Seller Disclosure Duties
Most states require sellers to complete a property condition disclosure statement identifying known material defects, such as a leaking roof, faulty wiring, or a foundation crack, though the specific form, required content, and any exemptions are set by state law and are outside the scope of the national exam. As a general national concept, the disclosure obligation typically covers defects the seller actually knows about, not defects a seller should have discovered through further investigation, and it does not substitute for a buyer's own inspection. Licensees representing either side generally share a duty to disclose known material facts that affect value or desirability, and many states extend a duty to disclose material defects a licensee discovers even if the seller did not mention them, though the exact scope of a licensee's independent disclosure duty is also state-specific. Some categories of information, such as whether a property was the site of a death or whether an occupant had a particular illness, are treated very differently across states and are often addressed by so-called stigmatized property statutes; because treatment varies widely, candidates should rely on their state law course for the precise rule and treat this national guide only as a conceptual overview. The universal principle worth remembering is that disclosure duties exist to correct an information imbalance between a seller who has lived in the property and a buyer who has not, and licensees are expected to act honestly and avoid actively concealing a known defect regardless of which state they practice in.
Environmental Hazards and Federal Environmental Law
Several environmental hazards recur throughout national exam content. Lead-based paint was commonly used in housing built before 1978, and federal law requires sellers and landlords of pre-1978 residential property to disclose known lead-based paint hazards, provide any available reports, and give buyers a ten-day opportunity to conduct a lead-based paint inspection before becoming obligated under the contract. Asbestos, once common in insulation and flooring, is a health hazard primarily when its fibers become friable, meaning easily crumbled and released into the air. Radon is a naturally occurring, colorless, odorless radioactive gas that seeps from soil into structures, particularly basements, and is addressed through testing and mitigation systems rather than complete elimination. Mold grows in damp conditions and can trigger allergic or respiratory reactions in sensitive individuals; moisture control is the primary prevention strategy. Underground storage tanks, often found at former gas stations or older properties with buried heating-oil tanks, pose a risk of soil and groundwater contamination if they leak. A brownfield is a property where redevelopment is complicated by the presence or potential presence of contamination, often addressed through federal and state cleanup incentive programs. Properties in a flood zone, as mapped by the Federal Emergency Management Agency, may require flood insurance as a condition of federally related financing. At the federal level, CERCLA, the Superfund law, and its 1986 amendment, SARA, establish liability for cleaning up contaminated sites and can reach current owners even if they did not cause the contamination. Lenders concerned about liability often commission a Phase I Environmental Site Assessment, a records review and inspection identifying recognized environmental conditions; if concerns surface, a Phase II assessment follows with actual soil or groundwater sampling.
Key terms
- Market value
- — An appraiser's opinion of the most probable price a property should bring in a competitive, open market between typically motivated parties.
- Highest and best use
- — The legally permissible, physically possible, financially feasible, and maximally productive use of a site.

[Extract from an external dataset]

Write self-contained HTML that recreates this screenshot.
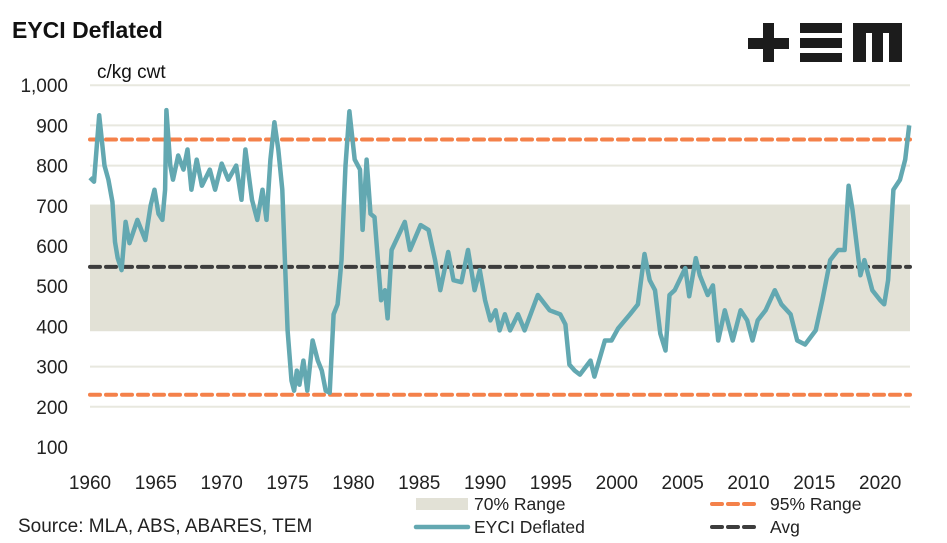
<!DOCTYPE html>
<html><head><meta charset="utf-8"><style>
html,body{margin:0;padding:0;background:#fff;}
svg{display:block;font-family:"Liberation Sans",sans-serif;}
</style></head><body>
<svg id="chart" width="947" height="543" viewBox="0 0 947 543">
<text x="12" y="38" font-size="23" font-weight="bold" fill="#111">EYCI Deflated</text>
<g fill="#1c1c1c">
<rect x="748" y="38" width="41" height="11"/><rect x="763" y="23" width="11" height="39"/>
<rect x="800" y="23" width="42" height="10"/><rect x="800" y="38" width="42" height="10"/><rect x="800" y="53" width="42" height="9"/>
<path d="M853 23H902V62H889V33H883V62H872V33H866V62H853Z"/>
</g>
<text x="97" y="78" font-size="19" fill="#111">c/kg cwt</text>
<g id="grid"></g>
<g id="marks"></g>
<g id="labels"></g>
<g font-size="17.5" fill="#222">
<rect x="416" y="498" width="52" height="12" fill="#e2e1d6"/>
<text x="474" y="510">70% Range</text>
<line x1="712" y1="504" x2="760" y2="504" stroke="#f4814a" stroke-width="4" stroke-dasharray="10,6" stroke-linecap="round"/>
<text x="770" y="510">95% Range</text>
<line x1="416" y1="527" x2="468" y2="527" stroke="#63a8b1" stroke-width="4.5" stroke-linecap="round"/>
<text x="474" y="533">EYCI Deflated</text>
<line x1="712" y1="527" x2="760" y2="527" stroke="#3d3d3d" stroke-width="4" stroke-dasharray="10,6" stroke-linecap="round"/>
<text x="770" y="533">Avg</text>
</g>
<text x="18" y="532" font-size="19" fill="#222">Source: MLA, ABS, ABARES,  TEM</text>
</svg>
<script>
const yTicks=[100,200,300,400,500,600,700,800,900,1000];
const yTickLabels=["100","200","300","400","500","600","700","800","900","1,000"];
const xTicks=[1960,1965,1970,1975,1980,1985,1990,1995,2000,2005,2010,2015,2020];
const band70=[388,703];
const band95=[230,865];
const avgValue=548;
const years=[1960.0,1960.3,1960.7,1961.1,1961.4,1961.7,1961.9,1962.1,1962.4,1962.7,1963.0,1963.6,1964.2,1964.6,1964.9,1965.2,1965.5,1965.7,1965.8,1966.1,1966.3,1966.7,1967.1,1967.4,1967.7,1968.1,1968.5,1969.1,1969.5,1970.0,1970.5,1971.1,1971.5,1971.8,1972.3,1972.7,1973.1,1973.4,1973.7,1974.0,1974.3,1974.6,1974.8,1975.0,1975.3,1975.5,1975.7,1975.9,1976.2,1976.5,1976.9,1977.3,1977.6,1977.9,1978.2,1978.5,1978.8,1979.1,1979.4,1979.7,1980.1,1980.5,1980.7,1981.0,1981.3,1981.6,1981.8,1982.1,1982.4,1982.6,1982.9,1983.9,1984.3,1985.1,1985.7,1986.2,1986.6,1987.2,1987.6,1988.2,1988.7,1989.2,1989.6,1990.0,1990.4,1990.8,1991.1,1991.5,1991.9,1992.5,1993.0,1994.0,1994.9,1995.7,1996.1,1996.4,1996.8,1997.2,1998.0,1998.3,1999.1,1999.6,2000.1,2001.0,2001.6,2002.1,2002.5,2002.9,2003.3,2003.7,2004.0,2004.4,2005.2,2005.5,2006.0,2006.3,2006.9,2007.3,2007.7,2008.2,2008.8,2009.4,2009.9,2010.3,2010.7,2011.3,2012.0,2012.5,2013.2,2013.7,2014.3,2015.1,2015.6,2016.2,2016.8,2017.3,2017.6,2017.9,2018.5,2018.8,2019.4,2020.0,2020.3,2020.6,2021.0,2021.5,2021.9,2022.2];
const values=[770,760,925,800,765,710,610,570,540,660,607,665,615,700,740,680,665,740,938,800,765,825,790,840,740,815,750,790,740,805,765,800,715,840,715,665,740,665,815,908,840,740,565,390,265,240,290,255,315,240,365,315,290,240,235,430,455,565,800,935,815,790,640,815,680,672,590,465,490,420,590,660,590,652,640,565,490,585,515,510,590,490,540,465,415,440,390,430,390,430,390,478,440,430,405,305,290,280,315,275,365,365,395,430,455,580,515,490,382,340,478,490,545,475,570,527,478,502,365,440,365,440,415,365,415,440,490,455,430,365,355,390,465,565,590,590,750,690,527,565,490,465,455,515,740,765,815,900];
const X0=90,XS=13.17,Y0=447,YS=0.402,XL=90,XR=910;
function xs(v){return X0+(v-1960)*XS;}
function ys(v){return Y0-(v-100)*YS;}
const NS="http://www.w3.org/2000/svg";
function mk(t,a,p){const e=document.createElementNS(NS,t);for(const k in a)e.setAttribute(k,a[k]);p.appendChild(e);return e;}
const grid=document.getElementById('grid'),marks=document.getElementById('marks'),labels=document.getElementById('labels');
yTicks.forEach((t,i)=>{
 if(t>100){const g=mk('line',{x1:XL,x2:XR,y1:ys(t),y2:ys(t),stroke:'#e8e8df','stroke-width':2},grid);
 
 }
 const l=mk('text',{x:68,y:ys(t)+7,'text-anchor':'end','font-size':19,fill:'#222'},labels);
 l.textContent=yTickLabels[i];
 
 
});
xTicks.forEach(t=>{
 const l=mk('text',{x:xs(t),y:489,'text-anchor':'middle','font-size':19,fill:'#222'},labels);
 l.textContent=t;
 
 
});
const band=mk('rect',{x:XL,y:ys(band70[1]),width:XR-XL,height:ys(band70[0])-ys(band70[1]),fill:'#e2e1d6'},marks);


const av=mk('line',{x1:XL,x2:XR,y1:ys(avgValue),y2:ys(avgValue),stroke:'#3d3d3d','stroke-width':4,'stroke-dasharray':'10,6','stroke-linecap':'round'},marks);


band95.forEach(v=>{
 const l=mk('line',{x1:XL,x2:XR,y1:ys(v),y2:ys(v),stroke:'#f4814a','stroke-width':4,'stroke-dasharray':'10,6','stroke-linecap':'round'},marks);
 
 
});
const d=years.map((y,i)=>(i?'L':'M')+xs(y).toFixed(1)+' '+ys(values[i]).toFixed(1)).join('');
const p=mk('path',{d:d,fill:'none',stroke:'#63a8b1','stroke-width':4.5,'stroke-linejoin':'round'},marks);


</script>
</body></html>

- Sales comparison approach
- — A valuation method that adjusts recent comparable sale prices for differences with the subject property.
- Cost approach
- — A valuation method that estimates replacement cost of improvements, subtracts depreciation, and adds land value.
- Gross rent multiplier
- — A factor derived from comparable sales, calculated as sale price divided by monthly gross rent, used to estimate value of income property.
- Physical deterioration
- — Loss in value from ordinary wear and tear on a property's physical components, which may be curable or incurable.
- Functional obsolescence
- — Loss in value caused by an outdated or undesirable design feature within the property itself.
- Economic obsolescence
- — Loss in value from factors external to the property, such as neighborhood decline, always considered incurable.
- Comparative Market Analysis (CMA)
- — An informal estimate of property value prepared by a licensee from comparable sales and listings, not a formal appraisal.
- Assessed value
- — The value a local tax authority assigns to a property for calculating property taxes, which may differ from market value.
- CERCLA (Superfund)
- — The federal law establishing liability for the cleanup of contaminated properties, which can extend to current owners.
- Phase I Environmental Site Assessment
- — A records review and property inspection identifying potential environmental contamination, without physical sampling.
Exam tips
- Keep market value, market price, and cost as three separate ideas; the exam frequently tests a scenario where a price paid clearly departs from value because of a motivated or uninformed party.
- In the sales comparison approach, always adjust the comparable, never the subject: add value to a comparable lacking a feature, subtract value from a comparable with an extra feature.
- Sort obsolescence by location of the cause: physical and functional problems originate inside the property; economic obsolescence always originates outside it and is always incurable.
- Remember the federal lead-based paint rule applies to housing built before 1978 and includes a mandatory 10-day inspection opportunity for buyers.
- A CMA is prepared by a licensee for pricing purposes and is not a substitute for a licensed appraisal; do not confuse the two on exam questions about federally related loans, which require a certified appraisal.